*What this task involves*: Your task is to retype, word for word, the lines from the start of the data through the line holding "const yTicks = [0, 100, 200, 300, 400, 500, 600];". Do not include the pictures.
========
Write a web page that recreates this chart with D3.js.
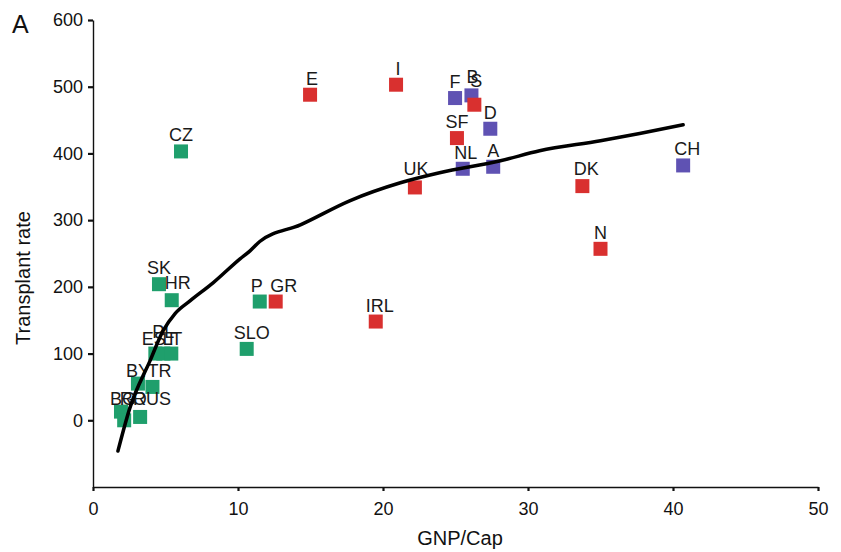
<!DOCTYPE html>
<html>
<head>
<meta charset="utf-8">
<script src="https://cdn.jsdelivr.net/npm/d3@7"></script>
<style>
  html, body { margin: 0; padding: 0; background: #fff; }
  svg { display: block; font-family: "Liberation Sans", Arial, Helvetica, sans-serif; }
</style>
</head>
<body>
<svg id="chart" width="841" height="552"></svg>
<script>
// ---- data ----
const countries = ["E","I","F","B","S","D","SF","NL","A","UK","DK","N","CH",
                   "CZ","SK","HR","P","GR","SLO","IRL",
                   "EST","PL","LT","BY","TR","BG","RO","RUS"];
const gnp   = [14.97, 20.9, 24.97, 26.1, 26.3, 27.4, 25.1, 25.5, 27.6, 22.2, 33.75, 35.0, 40.7,
               6.07, 4.55, 5.43, 11.5, 12.6, 10.6, 19.5,
               4.3, 4.85, 5.4, 3.1, 4.1, 1.93, 2.15, 3.25];
const rate  = [488, 503, 483, 487, 473, 437, 423, 377, 380, 349, 351, 257, 382,
               403, 204, 180, 178, 178, 107, 148,
               100, 100, 100, 55, 50, 13, 0, 5];
const group = ["red","red","blue","blue","red","blue","red","blue","blue","red","red","red","blue",
               "green","green","green","green","red","green","red",
               "green","green","green","green","green","green","green","green"];
const groupColor = { red: "#d9302f", green: "#1f9f6c", blue: "#5f52b3" };

// fitted curve
const curveX = [1.72, 2.55, 3.93, 4.83, 5.66, 6.69, 8.28, 10.14, 10.83, 11.5, 14.3, 17.7, 21.2, 23.9, 28.1, 30.8, 35.0, 37.7, 40.7];
const curveY = [-46, 19, 89, 134, 160, 179, 206, 242, 254, 268, 293, 329, 356, 371, 389, 404, 419, 430, 443];

const xTicks = [0, 10, 20, 30, 40, 50];
const yTicks = [0, 100, 200, 300, 400, 500, 600];

// label nudges (layout only, px)
const labelNudge = {
  E: [2, 0], I: [2, 0], B: [1, -2], S: [2, -8], NL: [3, 0], DK: [4, -1], CH: [4, 0],
  P: [-3, 0], GR: [8, 0], IRL: [4, 0], SLO: [5, 0], HR: [6, -1], UK: [1, -2],
  EST: [4, 1], PL: [0, -6], LT: [1, 1], BY: [0, 3], TR: [7, 0],
  BG: [2, 3], RO: [9, -5], RUS: [12, -2]
};

// ---- chart ----
const svg = d3.select("#chart");
const x = d3.scaleLinear().domain([0, 50]).range([93, 818]);
const y = d3.scaleLinear().domain([-100, 600]).range([487, 20]);

// axes
const xAxis = svg.append("g")
  .attr("transform", `translate(0,${y(-100)})`)
  .call(d3.axisBottom(x).tickValues(xTicks).tickSize(4).tickSizeOuter(0).tickPadding(11));
const yAxis = svg.append("g")
  .attr("transform", `translate(${x(0)},0)`)
  .call(d3.axisLeft(y).tickValues(yTicks).tickSize(5).tickSizeOuter(0).tickPadding(5));
[xAxis, yAxis].forEach(g => {
  g.select(".domain").attr("stroke", "#111").attr("stroke-width", 1.4);
  g.selectAll(".tick line").attr("stroke", "#111").attr("stroke-width", 2.2);
  g.selectAll(".tick text").attr("fill", "#111")
    .style("font-size", "18px").style("font-family", "'Liberation Sans', Arial, sans-serif");
});

// titles
svg.append("text").attr("x", 460).attr("y", 545).attr("text-anchor", "middle")
  .attr("fill", "#111").style("font-size", "20px").text("GNP/Cap");
svg.append("text").attr("transform", "translate(30,278) rotate(-90)").attr("text-anchor", "middle")
  .attr("fill", "#111").style("font-size", "20px").text("Transplant rate");
svg.append("text").attr("x", 12).attr("y", 33).attr("fill", "#111")
  .style("font-size", "25px").text("A");

// points
const pts = countries.map((c, i) => ({ c, gx: gnp[i], r: rate[i], g: group[i] }));
const sq = 14;
svg.append("g").selectAll("rect").data(pts).join("rect")
  .attr("x", d => x(d.gx) - sq / 2)
  .attr("y", d => y(d.r) - sq / 2)
  .attr("width", sq).attr("height", sq)
  .attr("fill", d => groupColor[d.g]);

// labels
svg.append("g").selectAll("text").data(pts).join("text")
  .attr("x", d => x(d.gx) + (labelNudge[d.c] ? labelNudge[d.c][0] : 0))
  .attr("y", d => y(d.r) - 10 + (labelNudge[d.c] ? labelNudge[d.c][1] : 0))
  .attr("text-anchor", "middle")
  .attr("fill", "#1a1a1a")
  .style("font-size", "18px")
  .text(d => d.c);

// curve
const line = d3.line().x(d => x(d[0])).y(d => y(d[1])).curve(d3.curveMonotoneX);
svg.append("path")
  .datum(curveX.map((v, i) => [v, curveY[i]]))
  .attr("d", line)
  .attr("fill", "none").attr("stroke", "#000").attr("stroke-width", 3.5)
  .attr("stroke-linecap", "round");
</script>
</body>
</html>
========
*Solution below*:
Write a web page that recreates this chart with D3.js.
<!DOCTYPE html>
<html>
<head>
<meta charset="utf-8">
<script src="https://cdn.jsdelivr.net/npm/d3@7"></script>
<style>
  html, body { margin: 0; padding: 0; background: #fff; }
  svg { display: block; font-family: "Liberation Sans", Arial, Helvetica, sans-serif; }
</style>
</head>
<body>
<svg id="chart" width="841" height="552"></svg>
<script>
// ---- data ----
const countries = ["E","I","F","B","S","D","SF","NL","A","UK","DK","N","CH",
                   "CZ","SK","HR","P","GR","SLO","IRL",
                   "EST","PL","LT","BY","TR","BG","RO","RUS"];
const gnp   = [14.97, 20.9, 24.97, 26.1, 26.3, 27.4, 25.1, 25.5, 27.6, 22.2, 33.75, 35.0, 40.7,
               6.07, 4.55, 5.43, 11.5, 12.6, 10.6, 19.5,
               4.3, 4.85, 5.4, 3.1, 4.1, 1.93, 2.15, 3.25];
const rate  = [488, 503, 483, 487, 473, 437, 423, 377, 380, 349, 351, 257, 382,
               403, 204, 180, 178, 178, 107, 148,
               100, 100, 100, 55, 50, 13, 0, 5];
const group = ["red","red","blue","blue","red","blue","red","blue","blue","red","red","red","blue",
               "green","green","green","green","red","green","red",
               "green","green","green","green","green","green","green","green"];
const groupColor = { red: "#d9302f", green: "#1f9f6c", blue: "#5f52b3" };

// fitted curve
const curveX = [1.72, 2.55, 3.93, 4.83, 5.66, 6.69, 8.28, 10.14, 10.83, 11.5, 14.3, 17.7, 21.2, 23.9, 28.1, 30.8, 35.0, 37.7, 40.7];
const curveY = [-46, 19, 89, 134, 160, 179, 206, 242, 254, 268, 293, 329, 356, 371, 389, 404, 419, 430, 443];

const xTicks = [0, 10, 20, 30, 40, 50];
const yTicks = [0, 100, 200, 300, 400, 500, 600];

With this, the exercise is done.